Developing the tool and this article was quite an experience for me. I was shocked to learn about the disconnects that exist(ed) in the system -- who didn't talk to whom, who didn't know what and couldn't find out. Something as simple as not knowing where (on what sites) the creative would show up, hence essentially shooting in the dark and hoping you were at least shooting in the direction of the target. You reference this in your "hysterical/horrifying ad/story combinations".
"...there are still a number of moving parts that need to be addressed..." Agreed. And quite willing to discuss.

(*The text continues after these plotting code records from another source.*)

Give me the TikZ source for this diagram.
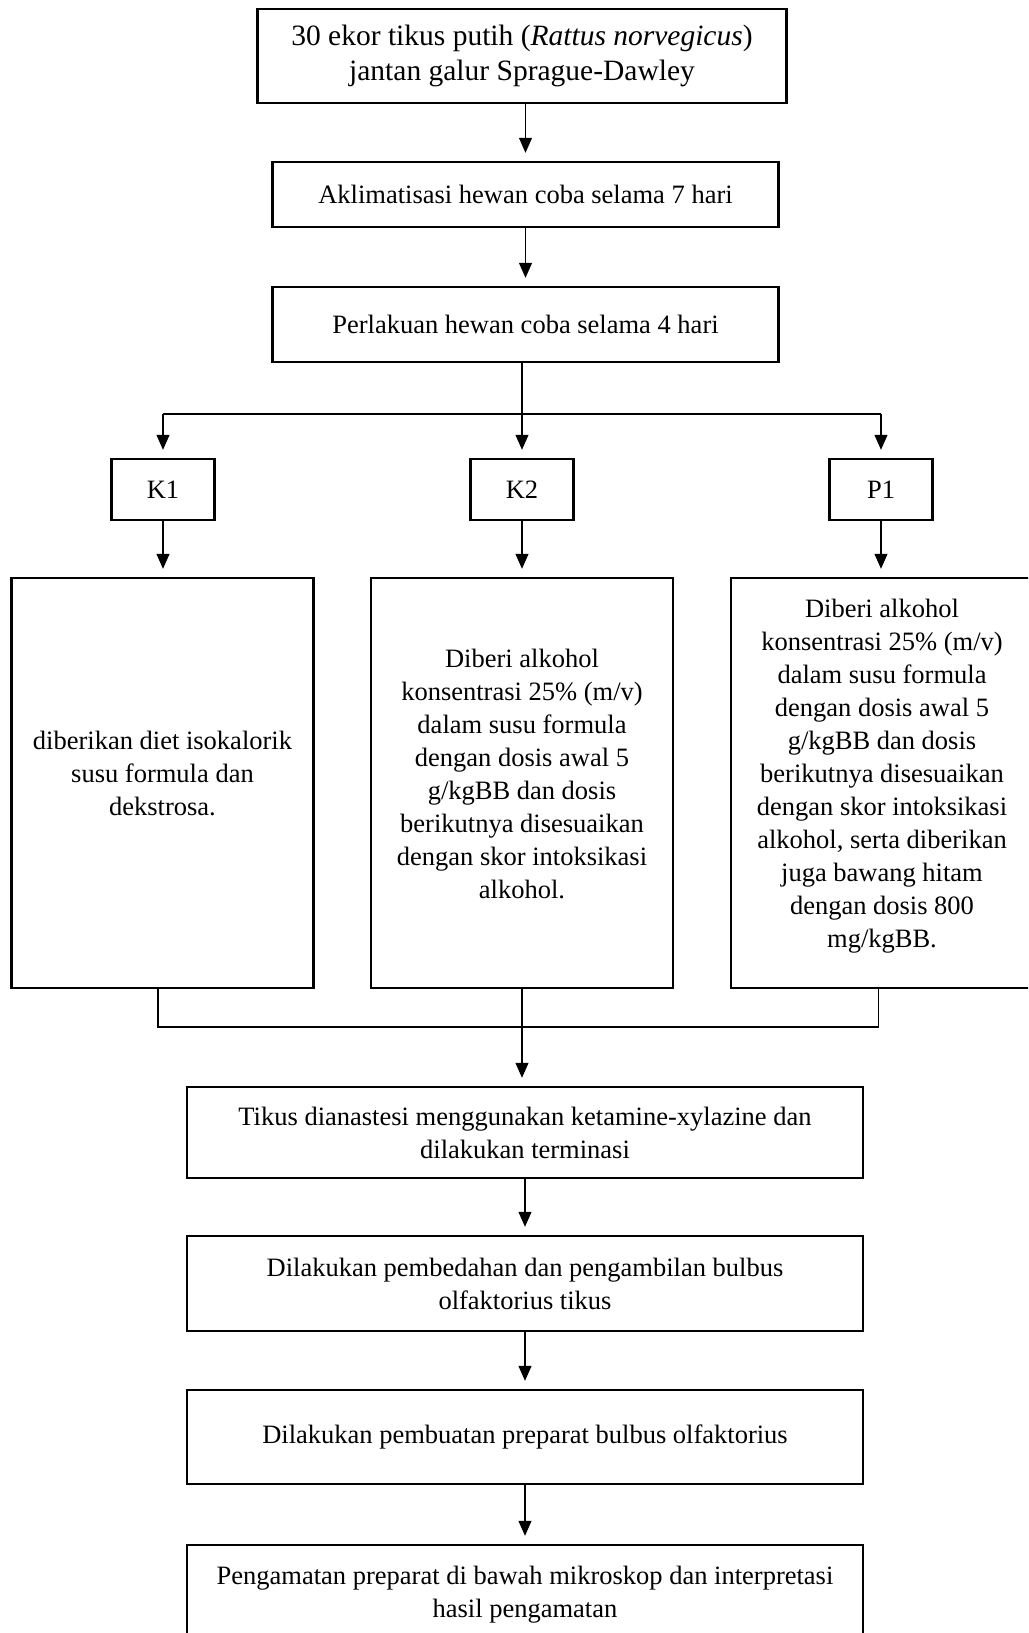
\documentclass[tikz,border=0pt]{standalone}
\usepackage{fontspec}
\setmainfont{Liberation Serif}
\usetikzlibrary{arrows.meta,calc}
\newcommand{\liftup}{\rule[-19pt]{0pt}{19pt}}
\begin{document}
\begin{tikzpicture}[x=1pt,y=-1pt,
  box/.style={draw, line width=2.4pt, rectangle, align=center, inner sep=0pt,
    font=\fontsize{26.5}{33}\selectfont},
  bigbox/.style={box, align=flush center, text width=296pt, minimum width=302pt, minimum height=410pt},
  conn/.style={line width=1.1pt},
  arr/.style={conn, -{Triangle[length=15pt,width=13pt]}, shorten >=8pt}]
\useasboundingbox (0,0) rectangle (1028,1633);
\clip (0,0) rectangle (1028,1633);

\node[box, minimum width=529pt, minimum height=94pt, font=\fontsize{29.5}{35}\selectfont] (n1) at (522,56)
  {30 ekor tikus putih (\textit{Rattus norvegicus})\\jantan galur Sprague-Dawley};
\node[box, minimum width=506pt, minimum height=65pt] (n2) at (525.5,194.5)
  {Aklimatisasi hewan coba selama 7 hari};
\node[box, minimum width=506pt, minimum height=75pt] (n3) at (525.5,324.5)
  {Perlakuan hewan coba selama 4 hari};

\node[box, minimum width=103pt, minimum height=61pt] (k1) at (163,489.5) {K1};
\node[box, minimum width=103pt, minimum height=61pt] (k2) at (522,489.5) {K2};
\node[box, minimum width=103pt, minimum height=61pt] (p1) at (881,489.5) {P1};

\node[bigbox] (b1) at (162.5,783)
  {diberikan diet isokalorik\\susu formula dan\\dekstrosa.\liftup};
\node[bigbox] (b2) at (522,783)
  {Diberi alkohol\\konsentrasi 25\% (m/v)\\dalam susu formula\\dengan dosis awal 5\\g/kgBB dan dosis\\berikutnya disesuaikan\\dengan skor intoksikasi\\alkohol.\liftup};
\node[bigbox] (b3) at (882,783)
  {Diberi alkohol\\konsentrasi 25\% (m/v)\\dalam susu formula\\dengan dosis awal 5\\g/kgBB dan dosis\\berikutnya disesuaikan\\dengan skor intoksikasi\\alkohol, serta diberikan\\juga bawang hitam\\dengan dosis 800\\mg/kgBB.\liftup};

\node[box, minimum width=676pt, minimum height=91pt] (n4) at (525,1132.5)
  {Tikus dianastesi menggunakan ketamine-xylazine dan\\dilakukan terminasi};
\node[box, minimum width=676pt, minimum height=95pt] (n5) at (525,1283.5)
  {Dilakukan pembedahan dan pengambilan bulbus\\olfaktorius tikus};
\node[box, minimum width=676pt, minimum height=94pt] (n6) at (525,1437)
  {Dilakukan pembuatan preparat bulbus olfaktorius};
\node[box, minimum width=676pt, minimum height=100pt] (n7) at (525,1595)
  {Pengamatan preparat di bawah mikroskop dan interpretasi\\hasil pengamatan};

% top chain
\draw[arr] (n1.south -| n2.north) -- (n2.north);
\draw[arr] (n2) -- (n3);
% branching
\coordinate (br) at (522,414);
\draw[arr] (n3.south -| k2.north) -- (k2.north);
\draw[conn] (br -| k1.north) -- (br -| p1.north);
\draw[arr] (br -| k1.north) -- (k1.north);
\draw[arr] (br -| p1.north) -- (p1.north);
% K to big boxes
\draw[arr] (k1.south) -- (k1.south |- b1.north);
\draw[arr] (k2.south) -- (k2.south |- b2.north);
\draw[arr] (p1.south) -- (p1.south |- b3.north);
% joining
\coordinate (jn) at (522,1027);
\draw[conn] ([xshift=-4.5pt]b1.south) |- (jn) -| ([xshift=-3.5pt]b3.south);
\draw[arr] (b2.south) -- (b2.south |- n4.north);
% bottom chain
\draw[arr] (n4) -- (n5);
\draw[arr] (n5) -- (n6);
\draw[arr] (n6) -- (n7);
\end{tikzpicture}
\end{document}
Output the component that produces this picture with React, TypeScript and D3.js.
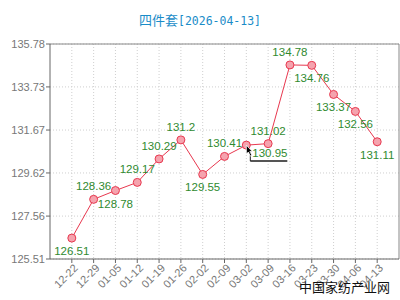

And thanks for reading my column. - Joseph

Rob Graham
Rob Graham June 22, 2007 at 1:39 PM

I enjoyed the article and found is very interesting. I'm a bit biased perhaps as Joseph is a friend of mine. However, from a practicality standpoint I'm not sure he was able to offer many actionable solutions. Joseph has accurately pointed out that there are a number of shortcomings regarding ad placement that few of us would dispute. However, I don't think he is able to, not would I expect it, to offer up some sort of unifying solution here. I think the real challenge is to get advertisers to think about the benefits of really planning ad buys and ad placement and not just defaulting to choosing a group of silos to push content into. Also keep in mind that most of the logic engines behind contextual advertising still haven't been tweaked enough to avoid the sometime hysterical/horrifying ad/story combinations that result. The article wasn't too long and it brought up some excellent points for media planning. However, there are still a number of moving parts that need to be addressed further before the industry can really act upon a lot of these insights.